CarrionCrow: First thought - looking at each organism, whether human or not, being a small thread, interconnected and woven into the larger, overall thread of energy that keeps everything going.
A person's thread frays, they die. No coming back. For gods, possibly strands that connect them to points that mortal races can't.
How did the gods go away? Most of their threads were cut, maybe to the point that they couldn't actively interact with the mortal world, but still bound sufficiently to still exist in some state that no living mortal could.
How does a demi-god work? Well, you get two mortals together, they reproduce, you get a new mortal thread.
A god and a mortal reproduce, you get a reinforced thread. Stronger the thread, the closer to divinity you are.

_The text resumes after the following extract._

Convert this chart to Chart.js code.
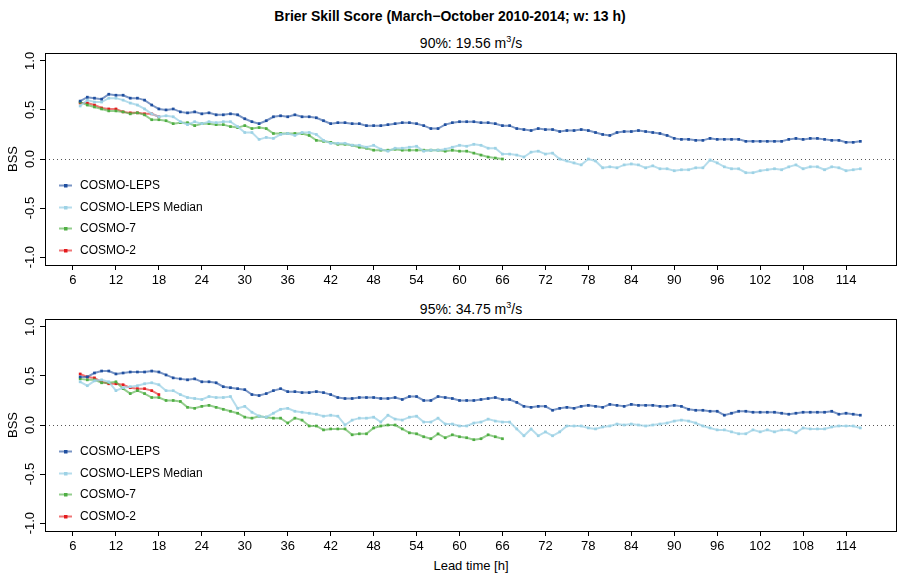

The tricky part would be how exactly the gods went away and what they have to do to come back.
First thought - someone managed to find a way to unbind the threads and did so. Why they did it? Who knows. Maybe the gods were complacent, omnipotent assholes that needed a good comeuppance so they'd stop abusing the world with their power. Or something. That's up to you to decide.
But anyway, as for how the gods come back? Well, they might have to sacrifice part of their own essence, losing connection with some things and redirecting the threads to essentially reattach themselves to the world.
Or maybe, mournful followers develop a way to ritually sacrifice themselves in order to give over their threads to their god, allowing the god to rebind themselves at the cost of their own existences.
Ooo, I like this. Actually fits really well with one of my systems of magic (which is based around a tapestry of Life called the Weave which is basically all the possible pasts, presents and futures woven together. So powerful mages can change what happens by affecting the Weave while Seers can see the future and probabilities etc.) I can't remember if that was the system I was going to use in this world or not, but it fits quite well anyway so I might just tweak it about until I like it.